Road Type Makes a Big Difference
Not all roads carry equal risk. Crash rate data from Massachusetts, measured in crashes per million vehicle miles traveled, illustrates the pattern clearly:
- Urban principal arterials (major surface streets that aren’t freeways): 3.05 crashes per million miles, the highest rate of any road type
- Urban local streets: 2.50 crashes per million miles
- Urban interstates: 0.81 crashes per million miles
- Rural interstates: 0.45 crashes per million miles, the lowest rate
Interstates are actually the safest roads per mile driven. Everyone moves in the same direction, there are no intersections, and median barriers separate opposing traffic. The trade-off is severity: when crashes do happen at highway speeds, they tend to cause worse injuries. Only about 9% of fatal crashes in 2020 occurred on interstates, despite the enormous number of miles driven on them. The real danger zone is urban arterial roads, where high traffic volumes, frequent intersections, turning vehicles, and pedestrians combine to produce crash rates nearly four times higher than interstates.
When Crashes Are Most Likely
Nearly half of all passenger vehicle occupant fatalities happen at night, defined as 6 p.m. to 6 a.m. That’s a disproportionate share given that far fewer miles are driven during those hours. Reduced visibility, fatigue, and alcohol all play a role. Seatbelt use drops dramatically after dark, falling from 58% at 2 p.m. to just 30% at 2 a.m. among people killed in crashes. That gap alone accounts for a significant portion of nighttime deaths.
Weekend nights are particularly dangerous. Friday and Saturday evenings concentrate alcohol-impaired driving, and the combination of impairment, darkness, and lower belt use makes late-night weekend hours the deadliest window on the road.
Frontal Crashes Are the Most Common Impact Type
When crashes do happen, the front of the vehicle takes the hit most often. Analysis of national crash data from 1994 to 2015 found that frontal impacts accounted for roughly 19 million of 43 million total crash exposures, making them the most frequent impact type by far. Side impacts came next at about 8.6 million, followed by rollovers at roughly 3 million and rear impacts at about 2.7 million.
This distribution matters because it’s exactly why modern vehicles concentrate so much engineering on frontal crash protection. Crumple zones, airbags, and structural reinforcement are all designed around the reality that a head-on or front-offset collision is the scenario you’re most likely to face.
Where You Sit in the Car Matters
If you’re a passenger, your seat choice affects your odds. The rear middle seat is the safest position in the vehicle. Rear-row passengers overall have a 29% higher chance of surviving a fatal crash compared to front-row occupants. Within the back row, the center seat adds another layer of protection, with a 25% survival advantage over the window seats behind the driver or passenger.
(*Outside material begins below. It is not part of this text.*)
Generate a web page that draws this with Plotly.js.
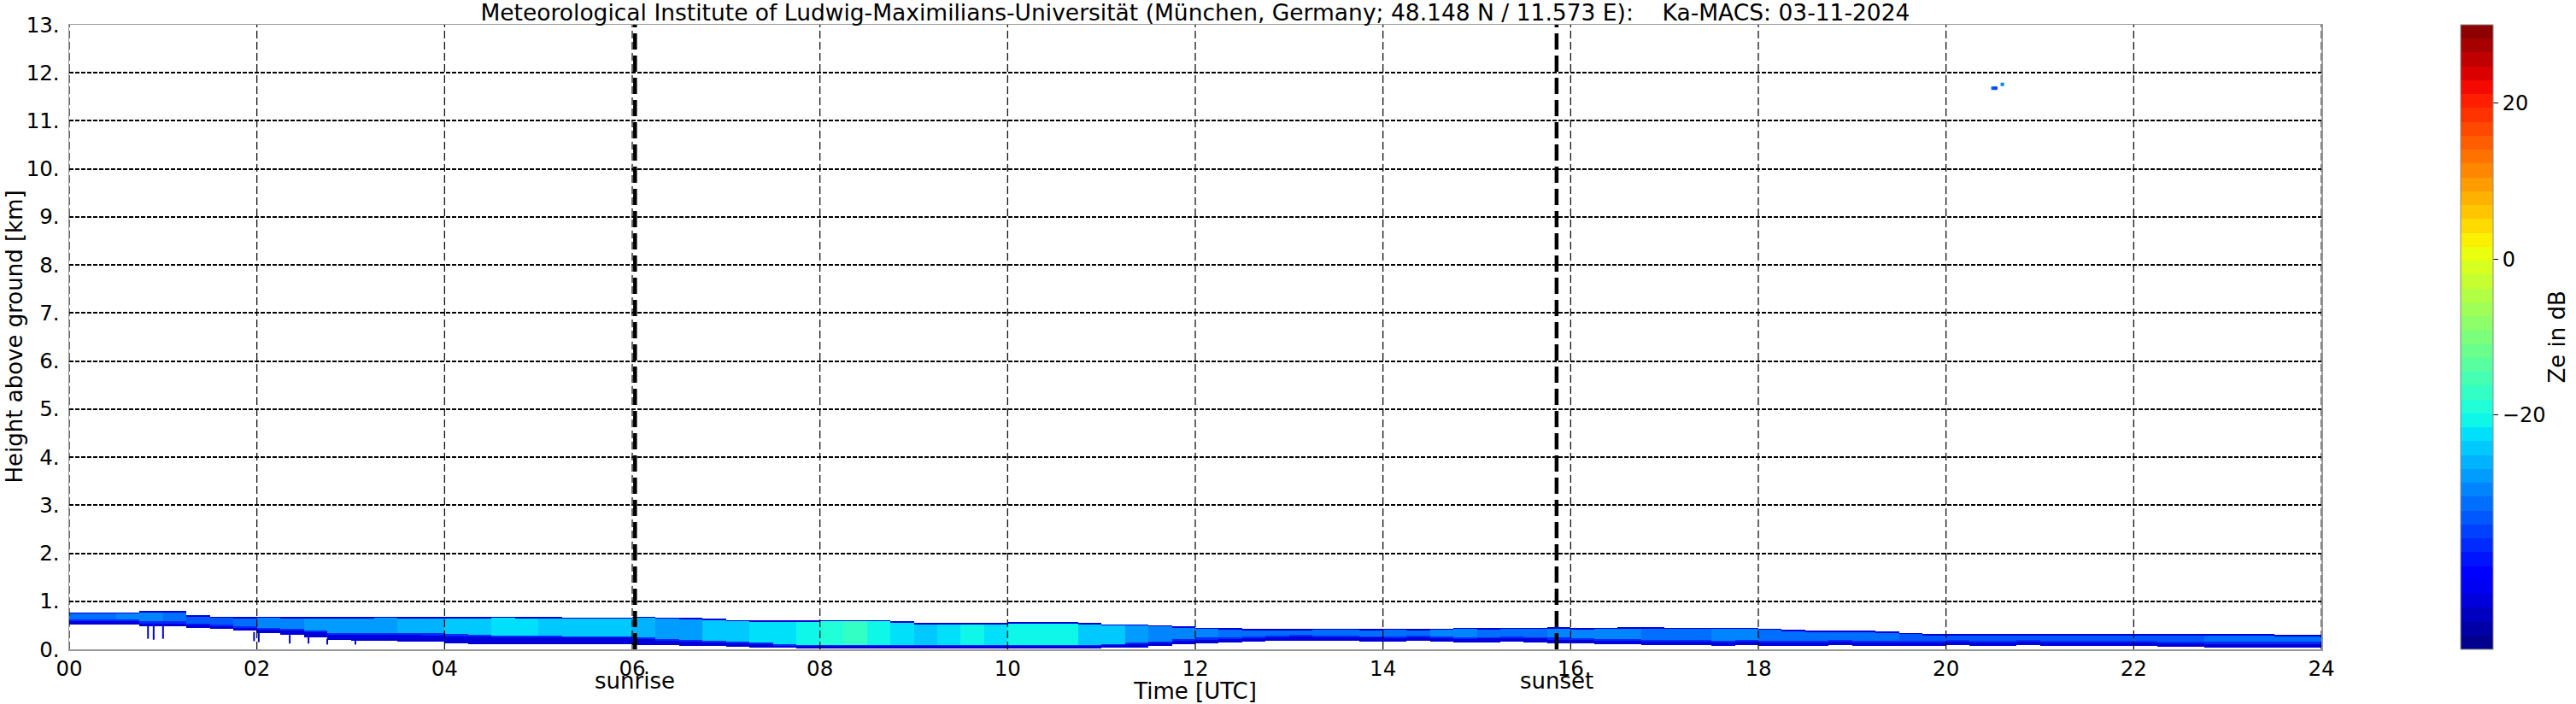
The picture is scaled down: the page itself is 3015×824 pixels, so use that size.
<!DOCTYPE html>
<html>
<head>
<meta charset="utf-8">
<script src="https://cdn.plot.ly/plotly-3.0.1.min.js"></script>
<style>html,body{margin:0;padding:0;background:#fff;}#chart{width:3015px;height:824px;}</style>
</head>
<body>
<div id="chart"></div>
<script>
// ---- time bins (hours UTC, bin centres, 15-min bins) ----
const timeCenters = [
  0.125,0.375,0.625,0.875, 1.125,1.375,1.625,1.875, 2.125,2.375,2.625,2.875, 3.125,3.375,3.625,3.875,
  4.125,4.375,4.625,4.875, 5.125,5.375,5.625,5.875, 6.125,6.375,6.625,6.875, 7.125,7.375,7.625,7.875,
  8.125,8.375,8.625,8.875, 9.125,9.375,9.625,9.875, 10.125,10.375,10.625,10.875, 11.125,11.375,11.625,11.875,
  12.125,12.375,12.625,12.875, 13.125,13.375,13.625,13.875, 14.125,14.375,14.625,14.875, 15.125,15.375,15.625,15.875,
  16.125,16.375,16.625,16.875, 17.125,17.375,17.625,17.875, 18.125,18.375,18.625,18.875, 19.125,19.375,19.625,19.875,
  20.125,20.375,20.625,20.875, 21.125,21.375,21.625,21.875, 22.125,22.375,22.625,22.875, 23.125,23.375,23.625,23.875
];
// ---- echo top height (km) ----
const bandTop = [
  0.77,0.77,0.77,0.80, 0.80,0.71,0.68,0.67, 0.68,0.67,0.67,0.67, 0.67,0.68,0.67,0.67,
  0.67,0.67,0.68,0.67, 0.67,0.66,0.66,0.66, 0.68,0.66,0.65,0.64, 0.61,0.60,0.60,0.60,
  0.61,0.61,0.61,0.58, 0.55,0.55,0.55,0.55, 0.57,0.56,0.56,0.55, 0.52,0.52,0.50,0.47,
  0.45,0.44,0.42,0.42, 0.42,0.43,0.43,0.42, 0.43,0.42,0.43,0.45, 0.44,0.45,0.45,0.46,
  0.44,0.45,0.46,0.46, 0.45,0.45,0.45,0.45, 0.43,0.40,0.38,0.38, 0.38,0.37,0.34,0.32,
  0.31,0.31,0.32,0.32, 0.32,0.32,0.32,0.32, 0.32,0.32,0.31,0.31, 0.31,0.31,0.30,0.30
];
// ---- echo base height (km) ----
const bandBase = [
  0.52,0.52,0.52,0.48, 0.48,0.45,0.42,0.38, 0.33,0.30,0.25,0.20, 0.18,0.17,0.16,0.15,
  0.12,0.11,0.10,0.10, 0.10,0.10,0.10,0.10, 0.09,0.08,0.07,0.06, 0.05,0.04,0.03,0.02,
  0.02,0.02,0.02,0.02, 0.02,0.02,0.02,0.02, 0.02,0.02,0.02,0.02, 0.03,0.04,0.06,0.10,
  0.12,0.13,0.15,0.17, 0.18,0.17,0.17,0.16, 0.15,0.17,0.15,0.13, 0.14,0.15,0.14,0.12,
  0.12,0.11,0.10,0.09, 0.08,0.08,0.07,0.08, 0.07,0.07,0.07,0.08, 0.07,0.07,0.07,0.07,
  0.08,0.07,0.07,0.08, 0.07,0.07,0.07,0.07, 0.07,0.05,0.05,0.04, 0.04,0.04,0.04,0.04
];
// ---- thickness of the weak (dark-blue) layer above the echo base (km) ----
const baseFringe = [
  0.06,0.06,0.06,0.06, 0.06,0.06,0.06,0.06, 0.08,0.08,0.10,0.10, 0.12,0.13,0.14,0.14,
  0.15,0.15,0.15,0.15, 0.15,0.14,0.14,0.14, 0.12,0.10,0.09,0.08, 0.07,0.06,0.04,0.04,
  0.04,0.04,0.04,0.04, 0.04,0.04,0.04,0.04, 0.04,0.04,0.04,0.04, 0.05,0.06,0.07,0.08,
  0.08,0.08,0.08,0.08, 0.08,0.08,0.08,0.08, 0.08,0.08,0.08,0.08, 0.08,0.08,0.08,0.08,
  0.07,0.07,0.07,0.07, 0.07,0.07,0.07,0.07, 0.07,0.07,0.07,0.07, 0.07,0.07,0.07,0.07,
  0.07,0.07,0.07,0.07, 0.07,0.07,0.07,0.07, 0.07,0.07,0.07,0.07, 0.07,0.07,0.07,0.07
];
// ---- core reflectivity (dB) ----
const coreZe = [
  -31,-31,-30,-30, -31,-33,-33,-32, -30,-29,-28,-28, -27,-27,-26,-26,
  -24,-24,-23,-23, -24,-24,-25,-25, -26,-27,-27,-25, -24,-23,-22,-21,
  -19,-18,-20,-23, -24,-22,-21,-22, -21,-20,-21,-24, -25,-27,-29,-30,
  -30,-31,-31,-31, -31,-31,-31,-31, -31,-31,-30,-30, -31,-31,-31,-30,
  -30,-30,-30,-31, -31,-31,-30,-30, -31,-32,-32,-32, -32,-32,-33,-33,
  -33,-33,-33,-33, -33,-33,-33,-33, -33,-33,-33,-32, -32,-32,-31,-31
];
const edgeZe = -43;      // dark-blue fringe at cloud top / base
const transZe = -37;     // transition layer above the base fringe
// ---- hanging streaks below the band ----
const streakTime   = [0.84, 0.90, 1.00, 1.97, 2.02, 2.35, 2.55, 2.75, 3.05];
const streakTopKm  = [0.50, 0.50, 0.48, 0.36, 0.34, 0.30, 0.28, 0.22, 0.18];
const streakBaseKm = [0.22, 0.20, 0.22, 0.17, 0.15, 0.12, 0.12, 0.10, 0.10];
// ---- isolated echoes aloft ----
const blipTime = [20.50, 20.53, 20.60];
const blipKm   = [11.68, 11.68, 11.76];
const blipZe   = [-34, -35, -30];
// ---- annotations / ticks ----
const sunriseH = 6.03;
const sunsetH  = 15.85;
const xTickVals = [0,2,4,6,8,10,12,14,16,18,20,22,24];
const xTickText = ['00','02','04','06','08','10','12','14','16','18','20','22','24'];
const yTickVals = [0,1,2,3,4,5,6,7,8,9,10,11,12,13];
const yTickText = ['0.','1.','2.','3.','4.','5.','6.','7.','8.','9.','10.','11.','12.','13.'];
const cbTickVals = [-20, 0, 20];

// height rows of the range-gate grid (km)
const heightRows = [];
for (let k = 0; k < 100; k++) heightRows.push(+(0.005 + 0.01 * k).toFixed(3));
const TOP_EDGE = 0.03, TRANS = 0.035;
const zGrid = heightRows.map(h => timeCenters.map((t, i) => {
  if (h < bandBase[i] || h > bandTop[i]) return null;
  if (h > bandTop[i] - TOP_EDGE) return edgeZe;
  if (h < bandBase[i] + baseFringe[i]) return edgeZe;
  if (h < bandBase[i] + baseFringe[i] + TRANS) return transZe;
  return coreZe[i];
}));

// matplotlib "jet", discretised into levels like the reference colour bar
const jetStops = [
  [0.00,[0,0,128]],[0.11,[0,0,255]],[0.125,[0,0,255]],
  [0.34,[0,219,255]],[0.35,[0,230,247]],[0.375,[21,255,226]],
  [0.64,[239,255,8]],[0.65,[247,245,0]],[0.66,[255,236,0]],
  [0.89,[255,19,0]],[0.91,[232,0,0]],[1.00,[128,0,0]]
];
function jetAt(f) {
  for (let k = 1; k < jetStops.length; k++) {
    const [f1, c1] = jetStops[k], [f0, c0] = jetStops[k - 1];
    if (f <= f1) {
      const w = (f - f0) / (f1 - f0);
      return 'rgb(' + c0.map((v, j) => Math.round(v + w * (c1[j] - v))).join(',') + ')';
    }
  }
  return 'rgb(128,0,0)';
}
const N_LEVELS = 45;
const jetDiscrete = [];
for (let k = 0; k < N_LEVELS; k++) {
  const c = jetAt((k + 0.5) / N_LEVELS);
  jetDiscrete.push([k / N_LEVELS, c], [(k + 1) / N_LEVELS, c]);
}

// streak line segments
const sx = [], sy = [];
streakTime.forEach((t, i) => { sx.push(t, t, null); sy.push(streakBaseKm[i], streakTopKm[i], null); });

const FONT = 'DejaVu Sans';
const traces = [
  { type: 'heatmap', x: timeCenters, y: heightRows, z: zGrid, coloraxis: 'coloraxis',
    zsmooth: false, hoverongaps: false },
  { type: 'scatter', mode: 'lines', x: sx, y: sy, line: { color: 'rgb(0,0,205)', width: 2 },
    showlegend: false, hoverinfo: 'skip' },
  { type: 'scatter', mode: 'markers', x: blipTime, y: blipKm,
    marker: { symbol: 'square', size: 4, color: blipZe, coloraxis: 'coloraxis', line: { width: 0 } },
    showlegend: false }
];

const shapes = [];
xTickVals.forEach(v => shapes.push({ type: 'line', xref: 'x', yref: 'paper', x0: v, x1: v, y0: 0, y1: 1,
  layer: 'above', line: { color: 'black', width: 1.2, dash: '9px,4px' } }));
[sunriseH, sunsetH].forEach(v => shapes.push({ type: 'line', xref: 'x', yref: 'paper', x0: v, x1: v, y0: 0, y1: 1,
  layer: 'above', line: { color: 'black', width: 4.5, dash: '19px,7px' } }));

const layout = {
  width: 3015, height: 824,
  margin: { l: 81, r: 298, t: 29, b: 64 },
  paper_bgcolor: 'white', plot_bgcolor: 'white',
  font: { family: FONT, color: 'black', size: 24 },
  showlegend: false,
  title: { text: 'Meteorological Institute of Ludwig-Maximilians-Universität (München, Germany; 48.148 N / 11.573 E):\u00a0\u00a0\u00a0\u00a0Ka-MACS: 03-11-2024',
    font: { family: FONT, size: 26.5, color: 'black' }, x: 0.464, xanchor: 'center', xref: 'container',
    y: 0.982, yref: 'container', yanchor: 'middle' },
  xaxis: { range: [0, 24], tickvals: xTickVals, ticktext: xTickText, showgrid: false, zeroline: false,
    showline: true, mirror: true, linecolor: '#9a9a9a', linewidth: 1.5, ticks: '', ticklabelstandoff: 0,
    tickfont: { family: FONT, size: 24.5, color: 'black' }, automargin: false,
    title: { text: 'Time [UTC]', font: { family: FONT, size: 26, color: 'black' }, standoff: 0 } },
  yaxis: { range: [0, 13], tickvals: yTickVals, ticktext: yTickText, showgrid: true, gridcolor: 'black',
    gridwidth: 2, griddash: '5px,2px', zeroline: false,
    showline: true, mirror: true, linecolor: '#9a9a9a', linewidth: 1.5, ticks: '', ticklabelstandoff: 5,
    tickfont: { family: FONT, size: 24.5, color: 'black' }, automargin: false },
  coloraxis: { cmin: -50, cmax: 30, colorscale: jetDiscrete,
    colorbar: { thickness: 38, thicknessmode: 'pixels', len: 1, lenmode: 'fraction',
      x: 1.0618, xanchor: 'left', xref: 'paper', y: 0.5, yanchor: 'middle', yref: 'paper', xpad: 0, ypad: 0,
      outlinecolor: '#8a8a8a', outlinewidth: 1, tickvals: cbTickVals, ticks: 'outside', ticklen: 6,
      tickcolor: 'black', tickfont: { family: FONT, size: 24, color: 'black' } } },
  shapes: shapes,
  annotations: [
    { text: 'Height above ground [km]', textangle: -90, x: 0, xref: 'paper', xanchor: 'center', xshift: -65,
      y: 0.5, yref: 'paper', yanchor: 'middle', showarrow: false,
      font: { family: FONT, size: 26, color: 'black' } },
    { text: 'Ze in dB', textangle: -90, x: 1, xref: 'paper', xanchor: 'center', xshift: 275,
      y: 0.5, yref: 'paper', yanchor: 'middle', yshift: 0, showarrow: false,
      font: { family: FONT, size: 26, color: 'black' } },
    { text: 'sunrise', x: sunriseH, xref: 'x', y: 0, yref: 'paper', yanchor: 'top', yshift: -20,
      showarrow: false, font: { family: FONT, size: 26, color: 'black' } },
    { text: 'sunset', x: sunsetH, xref: 'x', y: 0, yref: 'paper', yanchor: 'top', yshift: -20,
      showarrow: false, font: { family: FONT, size: 26, color: 'black' } }
  ]
};

Plotly.newPlot('chart', traces, layout, { displayModeBar: false, staticPlot: true });
</script>
</body>
</html>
After adjusting for factors like age and seatbelt use, the rear center seat still carries a 13% increased chance of survival compared to other rear positions. The reason is straightforward: the middle seat is the farthest point from any potential impact, whether it comes from the front, sides, or rear. It benefits from the most surrounding structure and the greatest distance from intruding metal in a side collision. This is why child safety guidelines consistently recommend placing car seats in the center of the back row when possible.
Putting It All Together
The typical crash profile looks nothing like the dramatic highway pileups you see on the news. It looks like a distracted left turn at a familiar intersection three miles from your house on an urban arterial road. The highest-frequency crash scenarios involve intersections, surface streets, and short trips close to home. The highest-severity crashes happen on rural roads at night. These are different risks, and understanding both helps you recognize when to pay extra attention, especially during the routine drives that feel the safest.